Une classique de la vente

Une étape quasi obligée

« Et si je me trompais ? » Chaque décision d’achat et chaque engagement posent problème au client. Accéder à une chose implique de renoncer à une autre option. « 90 % des objections sont le fruit d’étapes incomplètes de la vente », explique Marc Roussel, consultant, directeur de Pro-Trainer, auteur du manuel Le Vendeur éthique. Si chaque étape est respectée, « une objection est plutôt une bonne nouvelle. Le client est en train de se décider. Il appréhende de commettre une erreur. Sous tension, il cherche à échapper à la prise de décision ».

L’objection est naturelle

« Il faut que je réfléchisse », « C’est trop cher finalement » sont plutôt des tentatives d’échappatoire à la peur de décider, de l’ordre de la réticence ou de l’inquiétude. Le client est en train de prendre sa décision, il a besoin d’aide. En revanche, quand il dit, à la fin de votre argumentaire, « Ce n’est pas le moment », « Je ne sais pas si ça va me servir », « Au fond, je n’en ai pas besoin », cela signe les étapes ratées de l’entretien de vente.

Bien le prendre

Face à l’objection, on peut penser être un piètre vendeur et qu’elle est un obstacle majeur à la vente du produit conseil que vous avez présenté au client. Faux ! Une objection n’est pas une agression contre vous.

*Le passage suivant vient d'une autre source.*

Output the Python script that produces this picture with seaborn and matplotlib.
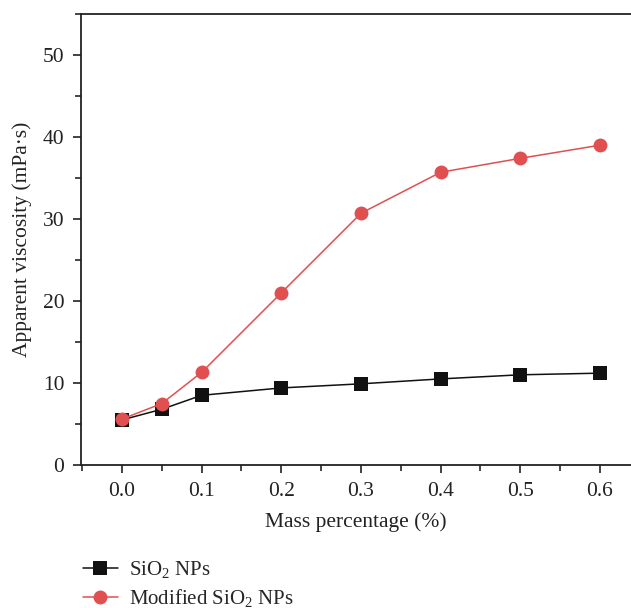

Elle est une opinion sur un produit, son utilisation, voire une question déguisée. Le client qui parle de ce qu’il a lu sur Internet ou dans la presse est en demande d’informations complémentaires auprès d’un professionnel expert. Son ton, parfois jugé inquisiteur, peut exprimer la crainte de ne pas être pris au sérieux. Ne le prenez pas contre vous !

Débusquer la raison

Plusieurs raisons ont pu conduire à l’objection : le client n’a peut-être pas compris vos explications ; il n’est pas convaincu ; il résiste par principe, par esprit de contradiction ; il souhaite en savoir davantage avant de se décider ; il veut vous montrer qu’il sait de quoi il parle ; il veut afficher son expertise ou a simplement besoin d’être rassuré !

Dérouler la vente

→ Écouter. Faire parler son client fait qu’il se convainc avec ses propres raisons !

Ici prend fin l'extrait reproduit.